修改前,未对传进来的timeout参数进行处理,通过time.Sleep(100 * time.Millisecond)的方式,隔一段时间执行一次getExecConfig,用running参数来判断exec是否结束。
// ExecSync executes a command in the container, and returns the stdout output.
// If command exits with a non-zero exit code, an error is returned.
func (c *CriManager) ExecSync(ctx context.Context, r *runtime.ExecSyncRequest) (*runtime.ExecSyncResponse, error) {
// TODO: handle timeout.
id := r.GetContainerId()
createConfig := &apitypes.ExecCreateConfig{
Cmd: r.GetCmd(),
}
execid, err := c.ContainerMgr.CreateExec(ctx, id, createConfig)
if err != nil {
return nil, fmt.Errorf("failed to create exec for container %q: %v", id, err)
}
var output bytes.Buffer
startConfig := &apitypes.ExecStartConfig{}
attachConfig := &AttachConfig{
Stdout:true,
Stderr:true,
MemBuffer: &output,
}
err = c.ContainerMgr.StartExec(ctx, execid, startConfig, attachConfig)
if err != nil {
return nil, fmt.Errorf("failed to start exec for container %q: %v", id, err)
}
var execConfig *ContainerExecConfig
for {
execConfig, err = c.ContainerMgr.GetExecConfig(ctx, execid)
if err != nil {
return nil, fmt.Errorf("failed to inspect exec for container %q: %v", id, err)
}
// Loop until exec finished.
if !execConfig.Running {
break
}
time.Sleep(100 * time.Millisecond)
}
var stderr []byte
if execConfig.Error != nil {
stderr = []byte(execConfig.Error.Error())
}
return &runtime.ExecSyncResponse{
Stdout: output.Bytes(),
Stderr: stderr,
ExitCode: int32(execConfig.ExitCode),
}, nil
}
修改后,把AttachConfig结构里的membuffer改成了pipe,pipe为io.pipewriter类型。

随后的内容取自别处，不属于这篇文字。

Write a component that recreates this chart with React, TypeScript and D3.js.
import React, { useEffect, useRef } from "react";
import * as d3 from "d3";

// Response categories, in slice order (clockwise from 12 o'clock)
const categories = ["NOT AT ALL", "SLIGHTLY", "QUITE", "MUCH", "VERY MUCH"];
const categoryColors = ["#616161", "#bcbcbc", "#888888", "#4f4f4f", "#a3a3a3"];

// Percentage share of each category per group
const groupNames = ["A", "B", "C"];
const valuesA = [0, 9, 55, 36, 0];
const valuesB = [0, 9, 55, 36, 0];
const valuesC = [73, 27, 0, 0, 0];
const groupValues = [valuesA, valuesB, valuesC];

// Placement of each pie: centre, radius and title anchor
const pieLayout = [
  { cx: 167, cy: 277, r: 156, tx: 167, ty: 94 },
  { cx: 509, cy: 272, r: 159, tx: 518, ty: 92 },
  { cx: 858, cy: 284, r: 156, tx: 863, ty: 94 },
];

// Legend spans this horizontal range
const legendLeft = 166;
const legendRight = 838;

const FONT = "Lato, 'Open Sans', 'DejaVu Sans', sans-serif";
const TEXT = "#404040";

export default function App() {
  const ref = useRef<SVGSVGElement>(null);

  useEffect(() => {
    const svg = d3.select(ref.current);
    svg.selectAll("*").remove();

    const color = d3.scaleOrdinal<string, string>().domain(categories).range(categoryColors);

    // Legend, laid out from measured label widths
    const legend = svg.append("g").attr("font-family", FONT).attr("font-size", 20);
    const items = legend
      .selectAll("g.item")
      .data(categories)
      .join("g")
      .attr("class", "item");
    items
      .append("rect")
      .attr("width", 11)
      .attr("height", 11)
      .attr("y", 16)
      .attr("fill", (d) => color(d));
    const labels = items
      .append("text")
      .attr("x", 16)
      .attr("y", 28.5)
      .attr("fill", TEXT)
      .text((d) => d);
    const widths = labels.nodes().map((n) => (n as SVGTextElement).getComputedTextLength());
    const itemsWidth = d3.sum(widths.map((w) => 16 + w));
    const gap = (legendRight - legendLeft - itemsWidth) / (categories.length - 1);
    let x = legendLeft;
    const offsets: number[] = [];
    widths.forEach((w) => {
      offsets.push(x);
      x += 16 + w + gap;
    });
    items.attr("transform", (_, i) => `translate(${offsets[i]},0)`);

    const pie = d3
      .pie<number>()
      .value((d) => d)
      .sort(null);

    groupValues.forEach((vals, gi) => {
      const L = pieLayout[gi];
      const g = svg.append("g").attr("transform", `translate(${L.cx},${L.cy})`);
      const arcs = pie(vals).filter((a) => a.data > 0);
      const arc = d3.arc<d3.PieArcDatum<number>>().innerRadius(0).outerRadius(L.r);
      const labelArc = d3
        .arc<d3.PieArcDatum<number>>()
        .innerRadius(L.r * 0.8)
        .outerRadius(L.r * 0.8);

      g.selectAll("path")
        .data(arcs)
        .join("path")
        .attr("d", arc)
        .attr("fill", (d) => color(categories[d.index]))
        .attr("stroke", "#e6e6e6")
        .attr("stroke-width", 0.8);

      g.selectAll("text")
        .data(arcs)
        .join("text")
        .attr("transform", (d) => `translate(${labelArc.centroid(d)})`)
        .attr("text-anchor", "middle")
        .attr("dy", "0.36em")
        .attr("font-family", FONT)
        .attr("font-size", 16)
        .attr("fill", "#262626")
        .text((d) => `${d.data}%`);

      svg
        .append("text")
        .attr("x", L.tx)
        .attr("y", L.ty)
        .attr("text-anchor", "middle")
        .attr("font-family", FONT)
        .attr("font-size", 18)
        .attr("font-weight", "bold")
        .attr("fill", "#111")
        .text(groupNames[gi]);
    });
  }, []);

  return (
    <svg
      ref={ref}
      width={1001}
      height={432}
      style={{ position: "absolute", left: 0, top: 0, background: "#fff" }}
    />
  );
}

通过io.copy来判断StartExec是否执行完成。这样子,相当于把管道的一头交给 containerio 来操作了,剩下的read操作,就在 ExecSync 里读出来,放到一个 buffer 里。而io.copy返回有两种情况:一是遇到error直接返回;二是读到eof,也会返回,但是此时的返回值为nil。

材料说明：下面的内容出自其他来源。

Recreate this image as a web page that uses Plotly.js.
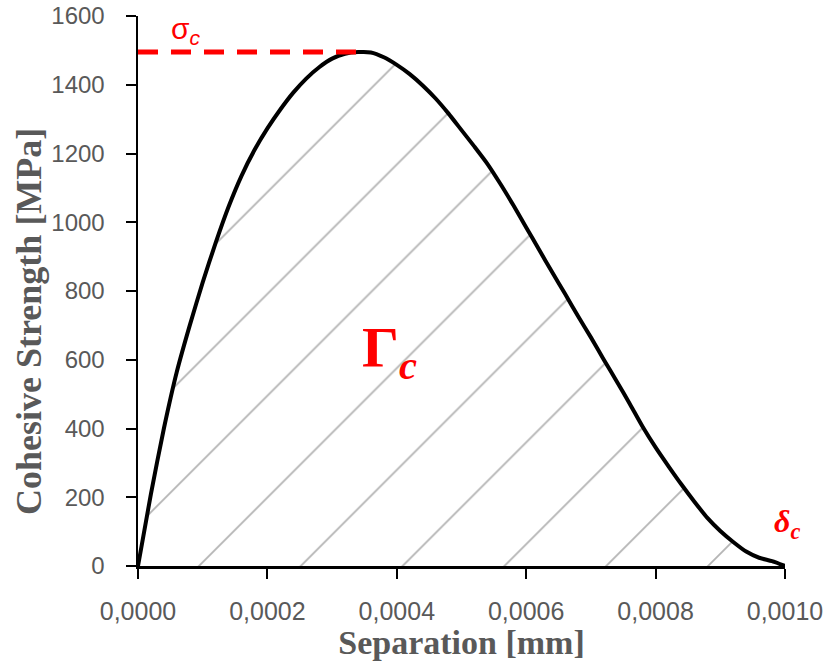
<!DOCTYPE html>
<html>
<head>
<meta charset="utf-8">
<script src="https://cdn.plot.ly/plotly-3.0.1.min.js"></script>
<style>html,body{margin:0;padding:0;background:#fff;}#chart{width:828px;height:664px;}</style>
</head>
<body>
<div id="chart"></div>
<script>
// Separation [mm]
const separation = [0, 0.00002, 0.00004, 0.00006, 0.00008, 0.0001, 0.00012, 0.00014, 0.00016, 0.00018,
  0.0002, 0.00022, 0.00024, 0.00026, 0.00028, 0.0003, 0.00032, 0.00034, 0.00036, 0.00038,
  0.0004, 0.00042, 0.00044, 0.00046, 0.00048, 0.0005, 0.00052, 0.00054, 0.00056, 0.00058,
  0.0006, 0.00062, 0.00064, 0.00066, 0.00068, 0.0007, 0.00072, 0.00074, 0.00076, 0.00078,
  0.0008, 0.00082, 0.00084, 0.00086, 0.00088, 0.0009, 0.00092, 0.00094, 0.00096, 0.00098, 0.001];
// Cohesive strength [MPa]
const strength = [0, 210, 400, 565, 700, 825, 940, 1045, 1135, 1210,
  1273, 1328, 1377, 1418, 1451, 1476, 1490, 1495, 1494, 1480,
  1458, 1431, 1398, 1360, 1316, 1268, 1220, 1170, 1112, 1050,
  985, 920, 855, 792, 727, 665, 600, 537, 472, 405,
  345, 290, 237, 187, 140, 102, 70, 42, 24, 14, 0];

const xTicks = [0, 0.0002, 0.0004, 0.0006, 0.0008, 0.001];
const yTicks = [0, 200, 400, 600, 800, 1000, 1200, 1400, 1600];

const xTitle = 'Separation [mm]';
const yTitle = 'Cohesive Strength [MPa]';
const peakLabel = 'σ<sub><i>c</i></sub>';
const areaLabel = '<b>Γ<sub><i>c</i></sub></b>';
const endLabel = '<b><i>δ<sub>c</sub></i></b>';

// peak from data
let iPeak = 0;
strength.forEach((v, i) => { if (v > strength[iPeak]) iPeak = i; });
const peakX = separation[iPeak], peakY = strength[iPeak];
const lastX = separation[separation.length - 1];

const red = '#ff0000';
const gray = '#595959';

const traces = [
  {
    x: separation, y: strength, type: 'scatter', mode: 'lines',
    line: {color: '#000', width: 4, shape: 'spline', smoothing: 0.6},
    fill: 'tozeroy', fillcolor: 'rgba(0,0,0,0)',
    fillpattern: {shape: '/', size: 72, solidity: 0.025, fgcolor: '#b4b4b4', bgcolor: 'rgba(0,0,0,0)'},
    hoverinfo: 'skip'
  },
  {
    x: [0, peakX], y: [peakY, peakY], type: 'scatter', mode: 'lines',
    line: {color: red, width: 5, dash: '20px,13px'},
    hoverinfo: 'skip'
  }
];

const layout = {
  width: 828, height: 664,
  margin: {l: 138, r: 43, t: 16, b: 98},
  paper_bgcolor: '#fff', plot_bgcolor: '#fff',
  showlegend: false,
  separators: ',.',
  xaxis: {
    range: [0, 0.001], tickvals: xTicks, tickformat: '.4f',
    showgrid: false, zeroline: false,
    showline: true, linecolor: '#000', linewidth: 2.5,
    ticks: 'outside', ticklen: 10, tickwidth: 2, tickcolor: '#000',
    ticklabelstandoff: 11,
    tickfont: {family: 'Liberation Sans, Arial, sans-serif', size: 25, color: gray},
    title: {text: '<b>' + xTitle + '</b>', standoff: 2,
      font: {family: 'Liberation Serif, Times New Roman, serif', size: 34, color: gray}}
  },
  yaxis: {
    range: [0, 1600], tickvals: yTicks,
    showgrid: false, zeroline: false,
    showline: true, linecolor: '#000', linewidth: 2.5,
    ticks: 'outside', ticklen: 10, tickwidth: 2, tickcolor: '#000',
    ticklabelstandoff: 16,
    tickfont: {family: 'Liberation Sans, Arial, sans-serif', size: 24, color: gray}
  },
  annotations: [
    {
      text: '<b>' + yTitle + '</b>', textangle: -90,
      xref: 'paper', yref: 'paper', x: -0.1685, y: 0.4455,
      xanchor: 'center', yanchor: 'middle', showarrow: false,
      font: {family: 'Liberation Serif, Times New Roman, serif', size: 36, color: gray}
    },
    {
      text: peakLabel, xref: 'x', yref: 'y', x: 0.0000742, y: peakY,
      yshift: 1, xanchor: 'center', yanchor: 'bottom', showarrow: false,
      font: {family: 'Liberation Sans, Arial, sans-serif', size: 30, color: red}
    },
    {
      text: areaLabel, xref: 'x', yref: 'y', x: 0.000389, y: 625,
      xanchor: 'center', yanchor: 'middle', showarrow: false,
      font: {family: 'Liberation Serif, Times New Roman, serif', size: 58, color: red}
    },
    {
      text: endLabel, xref: 'x', yref: 'y', x: lastX, y: 0,
      xshift: 2, yshift: 20, xanchor: 'center', yanchor: 'bottom', showarrow: false,
      font: {family: 'Liberation Serif, Times New Roman, serif', size: 32, color: red}
    }
  ]
};

Plotly.newPlot('chart', traces, layout, {displayModeBar: false, staticPlot: true});
</script>
</body>
</html>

这样就完美解决了频繁的ping pouchd的问题!但是这个pr merge后,cri test开始频发flaky test,还是一些与代码无关的文档pr。。
• Failure [0.653 seconds]
[k8s.io] Security Context
/home/travis/gopath/src/github.com/kubernetes-incubator/cri-tools/pkg/framework/framework.go:72
SeccompProfilePath
/home/travis/gopath/src/github.com/kubernetes-incubator/cri-tools/pkg/validate/security_context.go:411
runtime should support an seccomp profile that blocks setting hostname with SYS_ADMIN [It]
/home/travis/gopath/src/github.com/kubernetes-incubator/cri-tools/pkg/validate/security_context.go:517
cmd [hostname ANewHostName], stdout "hostname: sethostname: Operation not permitted\n", stderr ""
Expected an error to have occurred. Got:
: nil
/home/travis/gopath/src/github.com/kubernetes-incubator/cri-tools/pkg/validate/security_context.go:1046
错误的源头不在cri部分,而是在pouchd部分。execSync方法中,判断IO是否完成的流程如下:
因此在pouchd的execExitedAndRelease方法里,把IO关闭的部分,移到execConfig update后面就好了。